>> BEGIN

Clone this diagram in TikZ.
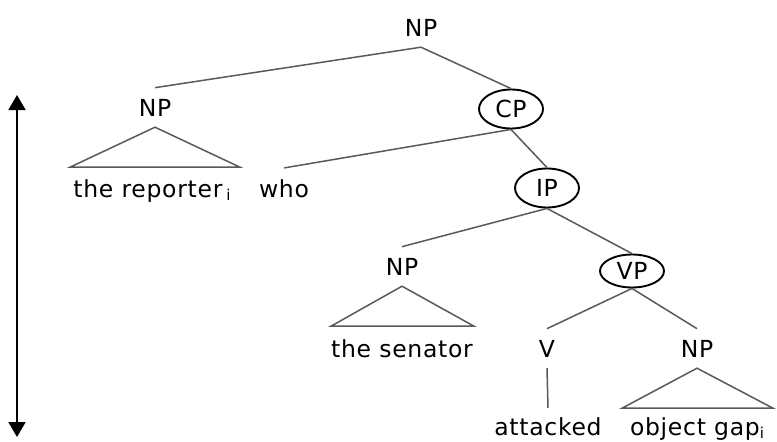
\documentclass[tikz,border=0pt]{standalone}
\usepackage{fontspec}
\setmainfont{DejaVu Sans}[LetterSpace=3]
\usetikzlibrary{arrows.meta,shapes.geometric}
% lowered coindex letter
\newcommand{\coidx}[1]{\raisebox{-3pt}{\fontsize{15}{15}\selectfont #1}}
\begin{document}
\begin{tikzpicture}[x=1pt,y=-1pt,
  every node/.style={font=\fontsize{23.5}{27}\selectfont},
  cat/.style={anchor=base,inner xsep=0pt,inner ysep=11pt},
  word/.style={anchor=base,inner xsep=0pt,inner ysep=11pt},
  ring/.style={ellipse,draw=black,line width=1.9pt,inner sep=0pt,
    minimum width=64pt,minimum height=39pt},
  branch/.style={draw=black!65,line width=1.5pt},
  roof/.style={draw=black!65,line width=1.5pt,line join=miter},
  axis/.style={draw=black,line width=1.8pt,
    {Triangle[width=17pt,length=15pt]}-{Triangle[width=17pt,length=15pt]}}]
\useasboundingbox (0,0) rectangle (777,442);

% categories
\node[cat] (np0) at (421,36) {NP};
\node[cat] (np1) at (155,116) {NP};
\node[ring] (cp) at (511,109) {CP};
\node[ring] (ip) at (547,188) {IP};
\node[cat] (np2) at (402,275) {NP};
\node[ring,minimum height=33pt] (vp) at (632,271) {VP};
\node[cat] (v) at (547,357) {V};
\node[cat] (np3) at (697,357) {NP};

% words
\node[word] (rep) at (152,197) {the reporter\,\coidx{i}};
\node[word] (who) at (284,197) {who};
\node[word] (sen) at (402,357) {the senator};
\node[word,inner ysep=9pt] (att) at (548,435) {attacked};
\node[word] (gap) at (697,435) {object gap\coidx{i}};

% branches
\draw[branch] (np0.south) -- (np1.north);
\draw[branch] (np0.south) -- (cp.north);
\draw[branch] (cp.south) -- (who.north);
\draw[branch] (cp.south) -- (ip.north);
\draw[branch] (ip.south) -- (np2.north);
\draw[branch] (ip.south) -- (vp.north);
\draw[branch] (vp.south) -- (v.north);
\draw[branch] (vp.south) -- (np3.north);
\draw[branch] (v.south) -- (att.north);

% roofs over unanalysed phrases
\draw[roof] (np1.south) -- ++(-85,40) -- ++(170,0) -- cycle;
\draw[roof] (np2.south) -- ++(-71,40) -- ++(143,0) -- cycle;
\draw[roof] (np3.south) -- ++(-75,40) -- ++(151,0) -- cycle;

% vertical double arrow
\coordinate (top) at (17,95);
\coordinate (bottom) at (17,437);
\draw[axis] (top) -- (bottom);
\end{tikzpicture}
\end{document}
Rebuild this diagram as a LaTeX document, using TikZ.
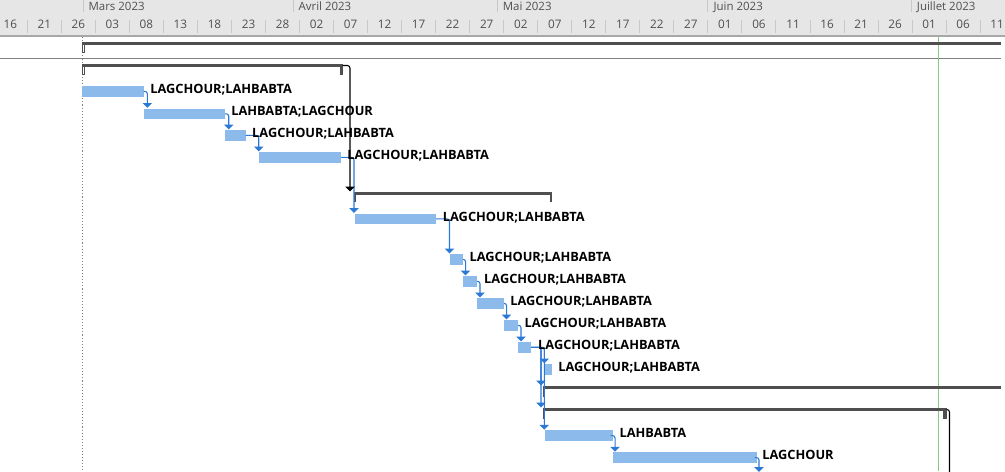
\documentclass[tikz,border=0pt]{standalone}
\usepackage{fontspec}
\setmainfont{Open Sans}
\usetikzlibrary{arrows.meta,calc}
\definecolor{hdrbg}{HTML}{E6E6E6}
\definecolor{hdrline}{HTML}{A8A8A8}
\definecolor{sepgrey}{HTML}{C8C8C8}
\definecolor{hdrtext}{HTML}{505050}
\definecolor{barblue}{HTML}{8CBAEB}
\definecolor{linkblue}{HTML}{2B79D5}
\definecolor{sumgrey}{HTML}{4F4F4F}
\definecolor{rowline}{HTML}{808080}
\definecolor{todaygreen}{HTML}{86C886}
\newcommand\gbar[4]{\node[gbar, minimum width={(#3-#2)*0.75pt}] (#1) at (#2,#4) {};}
\newcommand\gsum[4]{\node[gsum, minimum width={(#3-#2)*0.75pt}] (#1) at (#2,#4) {};}
\begin{document}
\begin{tikzpicture}[x=0.75pt,y=-0.75pt,
  gbar/.style={fill=barblue,anchor=north west,inner sep=0pt,outer sep=0pt,minimum height=8pt},
  gsum/.style={fill=sumgrey,anchor=north west,inner sep=0pt,outer sep=0pt,minimum height=2.2pt},
  glabel/.style={anchor=base west,inner sep=0pt,font=\bfseries\fontsize{9.6}{11}\selectfont},
  daylab/.style={anchor=base,inner sep=0pt,text=hdrtext,font=\fontsize{8.8}{10}\selectfont},
  monlab/.style={anchor=base west,inner sep=0pt,text=hdrtext,font=\fontsize{8.6}{10}\selectfont},
  sepline/.style={draw=sepgrey,line width=0.75pt},
  link/.style={draw=linkblue,line width=0.8pt,rounded corners=1.8pt,-{Triangle[width=7pt,length=3.6pt]},shorten >=0.5pt},
  slink/.style={draw=black,line width=0.8pt,rounded corners=2pt,-{Triangle[width=7pt,length=3.6pt]},shorten >=0.5pt}]
\useasboundingbox (0,0) rectangle (1005,471);
\clip (0,0) rectangle (1005,471);
\fill[white] (0,0) rectangle (1005,471);
% header
\fill[hdrbg] (0,0) rectangle (1005,36);
\draw[hdrline,line width=0.9pt] (0,36) -- (1005,36);
\foreach \x in {83,293,497.5,707.7,911.7} \draw[sepline] (\x,0) -- (\x,12);
\node[monlab] (m1) at (88.3,10) {Mars 2023};
\node[monlab] (m2) at (298.3,10) {Avril 2023};
\node[monlab] (m3) at (502.5,10) {Mai 2023};
\node[monlab] (m4) at (713.3,10) {Juin 2023};
\node[monlab] (m5) at (916.7,10) {Juillet 2023};
\foreach \k in {0,...,28} \draw[sepline] ({27.3+34.03*\k},20) -- ++(0,13);
\foreach \lab [count=\k from 0] in {16,21,26,03,08,13,18,23,28,02,07,12,17,22,27,02,07,12,17,22,27,01,06,11,16,21,26,01,06,11}
  \node[daylab] (d\k) at ({10.3+34.03*\k},28.3) {\lab};
% grid lines
\draw[rowline,line width=0.9pt] (0,58.5) -- (1001,58.5);
\draw[rowline,line width=0.8pt,dash pattern=on 0.8pt off 1.5pt] (82.3,37) -- (82.3,471);
\draw[todaygreen,line width=0.8pt] (938.3,37) -- (938.3,471);
% summaries
\gsum{s1}{82}{1001}{42}
\draw[sumgrey,line width=0.55pt] (s1.north west) rectangle ++(2.2,10.5);
\gsum{s2}{82}{342.7}{64}
\draw[sumgrey,line width=0.55pt] (s2.north west) rectangle ++(2.2,10.8);
\fill[sumgrey] (s2.north east) rectangle ++(-3.2,10.8);
\gsum{s3}{354}{552}{192}
\fill[sumgrey] (s3.north west) rectangle ++(2.2,10);
\fill[sumgrey] (s3.north east) rectangle ++(-2.2,10);
\gsum{sA}{543}{1001}{386}
\fill[sumgrey] (sA.north west) rectangle ++(2.2,10.5);
\gsum{sB}{543}{946.7}{408}
\fill[sumgrey] (sB.north west) rectangle ++(2.2,10.5);
\fill[sumgrey] (sB.north east) rectangle ++(-3.7,11);
% bars
\gbar{b1}{82}{143.5}{86}
\gbar{b2}{144}{225}{108.5}
\gbar{b3}{225}{245.7}{130}
\gbar{b4}{259}{341}{152}
\gbar{b5}{355}{436}{213.5}
\gbar{b6}{450}{463}{254}
\gbar{b7}{463}{477}{276}
\gbar{b8}{477}{504}{298}
\gbar{b9}{504}{518}{320}
\gbar{b10}{518}{531}{342}
\gbar{b11}{545}{552}{364}
\gbar{b14}{545}{613.3}{430.3}
\gbar{b15}{613.3}{756.7}{452.3}
% links
\draw[link] (b1.east) -| ([xshift=2.5pt]b2.north west);
\draw[link] (b2.east) -| ([xshift=2.8pt]b3.north west);
\draw[link] (b3.east) -| ([xshift=-0.2pt]b4.north west);
\draw[link] (b4.east) -| ([xshift=-0.75pt]b5.north west);
\draw[link] (b5.east) -| ([xshift=-0.4pt]b6.north west);
\draw[link] (b6.east) -| ([xshift=1.9pt]b7.north west);
\draw[link] (b7.east) -| ([xshift=2.25pt]b8.north west);
\draw[link] (b8.east) -| ([xshift=1.9pt]b9.north west);
\draw[link] (b9.east) -| ([xshift=2.25pt]b10.north west);
\draw[link] (b10.east) -| ([xshift=-0.5pt]b11.north west);
\draw[link] (b10.east) -| ([xshift=-1.5pt]sA.north west);
\draw[link] (b10.east) -| ([xshift=-1.5pt]sB.north west);
\draw[link] (b10.east) -| ([xshift=-0.5pt]b14.north west);
\draw[link] (b14.east) -| ([xshift=1.3pt]b15.north west);
\coordinate (out15) at (759,472.5);
\draw[link] (b15.east) -| (out15);
\draw[slink] (s2.east) -| ([xshift=-3pt]s3.north west);
\coordinate (outB) at (949.5,480);
\draw[black,line width=0.8pt,rounded corners=2pt] (sB.east) -| (outB);
% labels
\node[glabel] (t1) at ([xshift=4.9pt,yshift=-5.6pt]b1.north east) {LAGCHOUR;LAHBABTA};
\node[glabel] (t2) at ([xshift=4.5pt,yshift=-5.6pt]b2.north east) {LAHBABTA;LAGCHOUR};
\node[glabel] (t3) at ([xshift=4.7pt,yshift=-5.6pt]b3.north east) {LAGCHOUR;LAHBABTA};
\node[glabel] (t4) at ([xshift=4.5pt,yshift=-5.6pt]b4.north east) {LAGCHOUR;LAHBABTA};
\node[glabel] (t5) at ([xshift=5pt,yshift=-5.7pt]b5.north east) {LAGCHOUR;LAHBABTA};
\node[glabel] (t6) at ([xshift=4.7pt,yshift=-5.7pt]b6.north east) {LAGCHOUR;LAHBABTA};
\node[glabel] (t7) at ([xshift=5.2pt,yshift=-5.7pt]b7.north east) {LAGCHOUR;LAHBABTA};
\node[glabel] (t8) at ([xshift=4.5pt,yshift=-5.7pt]b8.north east) {LAGCHOUR;LAHBABTA};
\node[glabel] (t9) at ([xshift=4.7pt,yshift=-5.7pt]b9.north east) {LAGCHOUR;LAHBABTA};
\node[glabel] (t10) at ([xshift=5.2pt,yshift=-5.7pt]b10.north east) {LAGCHOUR;LAHBABTA};
\node[glabel] (t11) at ([xshift=4.5pt,yshift=-5.7pt]b11.north east) {LAGCHOUR;LAHBABTA};
\node[glabel] (t14) at ([xshift=4.5pt,yshift=-5.7pt]b14.north east) {LAHBABTA};
\node[glabel] (t15) at ([xshift=4pt,yshift=-5.7pt]b15.north east) {LAGCHOUR};
\end{tikzpicture}
\end{document}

>> END

_WHAT THE TASK REQUIRES:_
Reproduce the material above from its first line through the line containing "-- ++(151,0) -- cycle;", both ends included, and skip every picture.

_SOLUTION:_
Clone this diagram in TikZ.
\documentclass[tikz,border=0pt]{standalone}
\usepackage{fontspec}
\setmainfont{DejaVu Sans}[LetterSpace=3]
\usetikzlibrary{arrows.meta,shapes.geometric}
% lowered coindex letter
\newcommand{\coidx}[1]{\raisebox{-3pt}{\fontsize{15}{15}\selectfont #1}}
\begin{document}
\begin{tikzpicture}[x=1pt,y=-1pt,
  every node/.style={font=\fontsize{23.5}{27}\selectfont},
  cat/.style={anchor=base,inner xsep=0pt,inner ysep=11pt},
  word/.style={anchor=base,inner xsep=0pt,inner ysep=11pt},
  ring/.style={ellipse,draw=black,line width=1.9pt,inner sep=0pt,
    minimum width=64pt,minimum height=39pt},
  branch/.style={draw=black!65,line width=1.5pt},
  roof/.style={draw=black!65,line width=1.5pt,line join=miter},
  axis/.style={draw=black,line width=1.8pt,
    {Triangle[width=17pt,length=15pt]}-{Triangle[width=17pt,length=15pt]}}]
\useasboundingbox (0,0) rectangle (777,442);

% categories
\node[cat] (np0) at (421,36) {NP};
\node[cat] (np1) at (155,116) {NP};
\node[ring] (cp) at (511,109) {CP};
\node[ring] (ip) at (547,188) {IP};
\node[cat] (np2) at (402,275) {NP};
\node[ring,minimum height=33pt] (vp) at (632,271) {VP};
\node[cat] (v) at (547,357) {V};
\node[cat] (np3) at (697,357) {NP};

% words
\node[word] (rep) at (152,197) {the reporter\,\coidx{i}};
\node[word] (who) at (284,197) {who};
\node[word] (sen) at (402,357) {the senator};
\node[word,inner ysep=9pt] (att) at (548,435) {attacked};
\node[word] (gap) at (697,435) {object gap\coidx{i}};

% branches
\draw[branch] (np0.south) -- (np1.north);
\draw[branch] (np0.south) -- (cp.north);
\draw[branch] (cp.south) -- (who.north);
\draw[branch] (cp.south) -- (ip.north);
\draw[branch] (ip.south) -- (np2.north);
\draw[branch] (ip.south) -- (vp.north);
\draw[branch] (vp.south) -- (v.north);
\draw[branch] (vp.south) -- (np3.north);
\draw[branch] (v.south) -- (att.north);

% roofs over unanalysed phrases
\draw[roof] (np1.south) -- ++(-85,40) -- ++(170,0) -- cycle;
\draw[roof] (np2.south) -- ++(-71,40) -- ++(143,0) -- cycle;
\draw[roof] (np3.south) -- ++(-75,40) -- ++(151,0) -- cycle;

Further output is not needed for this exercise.